Le poisson-scorpion de Nicolas Bouvier
Ce pourrait être le récit d'un séjour exotique, c'est le voyage intérieur d'un homme arrivé à Ceylan après un long périple, pour achever le voyage intérieur au bout de lui-même. Le narrateur fait lentement naufrage, enlisé dans la solitude et la maladie, frôlé par la folie.
Et là, sous l'oeil indifférent des insectes qui se livrent autour de lui à d'effroyables carnages, et des habitants qui marinent dans leur chaleur comme un sombre bestiaire fainéant, l'auteur reconstruit, avec patience et ironie, un monde luxuriant et poétique.
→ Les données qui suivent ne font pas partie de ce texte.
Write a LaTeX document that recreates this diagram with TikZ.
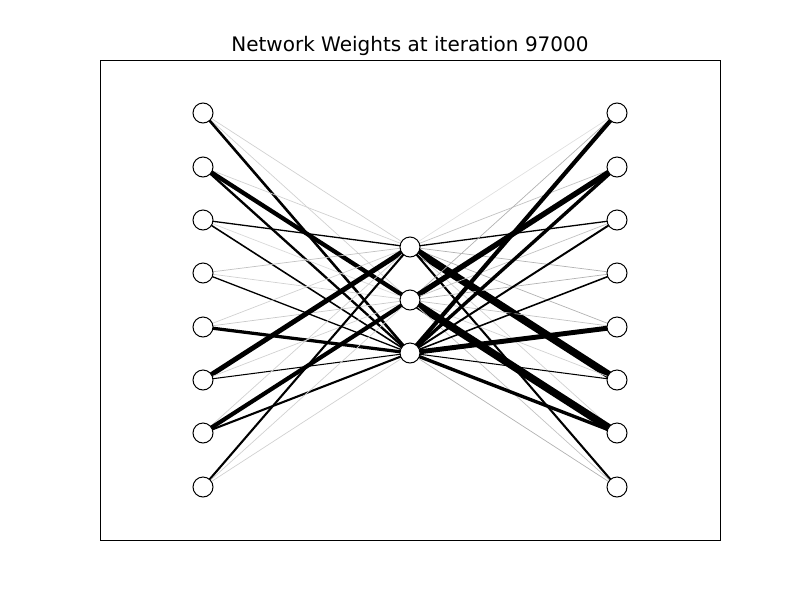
\documentclass[tikz,border=0pt]{standalone}
\usepackage{fontspec}
\setmainfont{DejaVu Sans}
\begin{document}
\begin{tikzpicture}[x=1pt,y=-1pt,
  neuron/.style={circle,draw=black,fill=white,line width=1pt,minimum size=20pt,inner sep=0pt},
  frame/.style={draw=black,line width=1pt}]
\useasboundingbox (0,0) rectangle (800,600);
\node[font=\fontsize{20}{24}\selectfont] (title) at (410,46) {Network Weights at iteration 97000};
\draw[frame] (100,60) rectangle (720,540);
% coordinates
\foreach \i/\y in {1/113,2/167,3/220,4/273,5/327,6/380,7/433,8/487}{
  \coordinate (L\i) at (203,\y);
  \coordinate (R\i) at (617,\y);
}
\coordinate (M1) at (410,247);
\coordinate (M2) at (410,300);
\coordinate (M3) at (410,353);
% left to middle
\foreach \a/\b/\w in {
 1/1/0.3, 1/2/0.3, 1/3/2.0,
 2/1/0.3, 2/2/3.3, 2/3/1.8,
 3/1/1.0, 3/2/0.25, 3/3/1.2,
 4/1/0.4, 4/2/0.3, 4/3/1.0,
 5/1/0.3, 5/2/0.35, 5/3/2.5,
 6/1/3.8, 6/2/0.3, 6/3/0.8,
 7/1/0.3, 7/2/3.2, 7/3/1.6,
 8/1/1.6, 8/2/0.3, 8/3/0.3}{
  \pgfmathsetmacro\c{\w<0.6 ? \w*60 : 100}
  \pgfmathsetmacro\lw{\w<0.6 ? 0.7 : 1.3*\w}
  \draw[line width=\lw pt, draw=black!\c] (L\a) -- (M\b);
}
% middle to right
\foreach \a/\b/\w in {
 1/1/0.2, 1/2/0.4, 1/3/1.0, 1/4/0.5, 1/5/0.5, 1/6/5.8, 1/7/0.3, 1/8/1.6,
 2/1/0.5, 2/2/4.2, 2/3/0.4, 2/4/0.5, 2/5/0.4, 2/6/0.3, 2/7/5.8, 2/8/0.4,
 3/1/3.2, 3/2/2.6, 3/3/1.5, 3/4/1.2, 3/5/3.8, 3/6/0.8, 3/7/2.6, 3/8/0.5}{
  \pgfmathsetmacro\c{\w<0.6 ? \w*60 : 100}
  \pgfmathsetmacro\lw{\w<0.6 ? 0.7 : 1.3*\w}
  \draw[line width=\lw pt, draw=black!\c] (M\a) -- (R\b);
}
\foreach \i in {1,...,8}{
  \node[neuron] (nl\i) at (L\i) {};
  \node[neuron] (nr\i) at (R\i) {};
}
\foreach \i in {1,2,3}{
  \node[neuron] (nm\i) at (M\i) {};
}
\end{tikzpicture}
\end{document}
Au fil des chapitres, il observe et nous apprend à voir le spectacle mystérieux de ce monde des ombres d'où émergent d'étonnants portraits. Ainsi le lecteur participe à une sorte d'envoûtement dans ce récit bourré comme un pétard d'humour, de sagesse et d'espoir.
Nicolas Bouvier a un style particulier et intéressant. Il convoque un vocabulaire parfois sorti de son chapeau, ça donne un vrai charme à l’écriture.
Ce roman ne m'a pas captivée ; je crois que je ne suis pas faite pour les "récits de voyage", dans lesquels je n'arrive pas à me plonger. Cela dit, c'est tout autant un récit introspectif, et c'est peut-être grâce à cela que j'ai tout de même bien aimé lire ce livre.
Certains passages sont particulièrement plaisants, comme sa manie d'observer les insectes pendant des heures, ou encore sa rencontre avec certains personnages hauts en couleurs. Je pense à l'aubergiste et à l'épicière, mais aussi et surtout au père Alvaro, dont l'apparition est trop courte!